Vertraagt verwendheid Nederlander de energietransitie?

10.05.2021 Joyce Beuken

Vertraagt verwendheid Nederlander de energietransitie?

Sinds begin dit jaar is Ernst Japikse voorzitter van de Stichting Warmtenetwerk. Maar de afgelopen jaren draaide hij al warm in deze sector. Hij legt uit waarom het niet erg is dat de overgang op duurzame warmte nog financieel onaantrekkelijk lijkt.

Momenteel vliegen de all-electric systemen in razend tempo de markt op. Maar hier ziet Japikse geen geschikte oplossing in. “70% van de energierekening wordt gevuld door de kosten van gas. Op dit moment produceren we 20% van onze elektriciteit duurzaam. De overstap op een grote hoeveelheid elektrische warmtevoorzieningen is dus niet per definitie duurzaam, tenzij we ook zorgen dat het aandeel duurzame energie stijgt”, legt hij uit.

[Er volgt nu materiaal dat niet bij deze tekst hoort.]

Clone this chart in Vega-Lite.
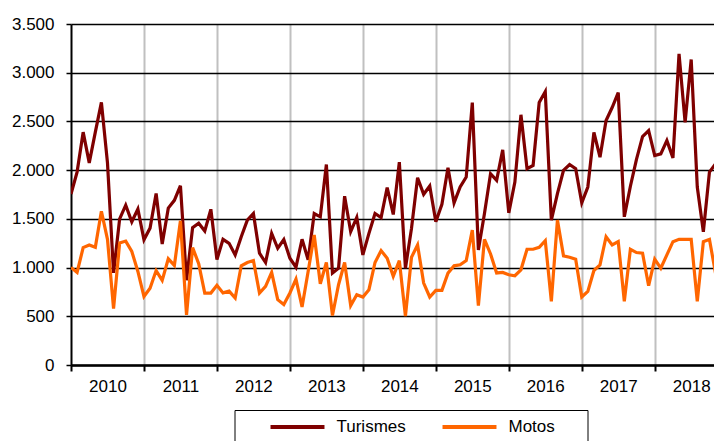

De nieuwe voorzitter pleit dan ook voor slim gebruik van natuurlijke warmtebronnen. “Er zijn zoveel goede bronnen beschikbaar in de natuur. Concepten als aquathermie en geothermie worden alsmaar verder ontwikkeld en gangbaarder gemaakt. De natuur geeft ons de mogelijkheden om te verwarmen en te koelen met reeds bestaande middelen. Die mogelijkheid moeten we meer zien te benutten.”

Locatiegebonden
Ook in restwarmte ziet Japikse veel kansen. Hij pleit vooral voor een slimme combinatie van meerdere bronnen. Waar er vroeger gekeken werd naar de locatie waar een energievoorziening nodig was, om daar vervolgens een krachtcentrale te bouwen, is het nu andersom, meent Japikse. “Duurzame warmte is regionaal gedreven. Je kijkt per locatie welke toepassing geschikt is. Als er een fabriek aanwezig is, kun je restwarmte benutten. Op een plek nabij water biedt aquathermie een kans. Met een geothermische bron kan je maar een klein gebied voorzien. Er kan gecombineerd worden met een andere techniek.”

Luxeprobleem
In Nederland vinden we het heel normaal dat energievoorziening werkt, wat volgens Japikse geen voor de hand liggend gegeven is. “Als je het lichtknopje indrukt heb je verlichting, en wie het knopje van het gasfornuis omdraait kan beginnen met koken. We vinden dat de normaalste zaak van de wereld. Maar eigenlijk is het dat helemaal niet.”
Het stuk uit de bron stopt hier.